Encrypted Chat for Lawyers & Clients
Most attorney-client conversation happens over channels that keep persistent records: email, SMS, mainstream messengers. For routine matters that is fine. For initial intakes with anxious clients, urgent conversations during fast-moving matters, or exchanges where the existence of a message log itself becomes a discovery target, an account-free, self-destructing channel is a better fit.
The threat model
- Privilege depends on the conversation staying confidential. A leaked, breached, or subpoenaed message log can compromise that.
- Clients in distress often do not have, or will not install, a particular messenger app.
- Some clients deliberately do not want their phone number associated with a particular legal matter.
- The lawyer's own device should not become a long-term archive of every privileged exchange.
How Ciphar fits
Open a Ciphar channel and send the link plus access key to the client over whichever medium they already trust. The client opens the URL in any browser — phone, tablet, public computer in a pinch — types the access key, and is in the conversation immediately. Sixty minutes later the entire exchange is gone from the relay. Nothing to subpoena, nothing to breach, nothing to back up.
Useful patterns
- Initial intake: a 60-minute window is roughly the length of a careful first conversation.
- Sensitive document review: share files (encrypted in-browser) and walk through them on a voice room without recording anything.

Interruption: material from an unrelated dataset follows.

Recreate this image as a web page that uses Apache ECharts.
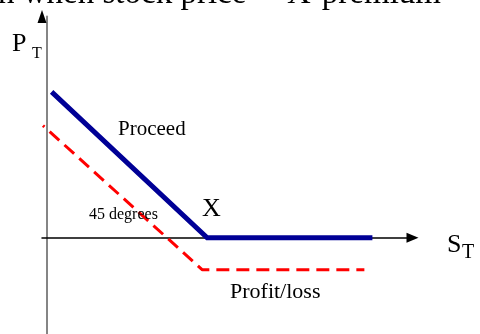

- Crisis response: open a fresh channel for each incident so different matters never co-mingle in any history.
Important caveats
- Encryption protects content from the relay. It does not, by itself, satisfy any specific bar-rules requirement on records retention or client-file maintenance. If a record of the conversation is required, take notes outside the channel.
- Privilege is a legal concept, not a technical one. Ciphar can help operationally, but the privilege analysis is jurisdictional and matter-specific.
- If the client uses a shared or compromised device, no E2E system can protect the conversation. Confirm the client is on a private device before discussing anything sensitive.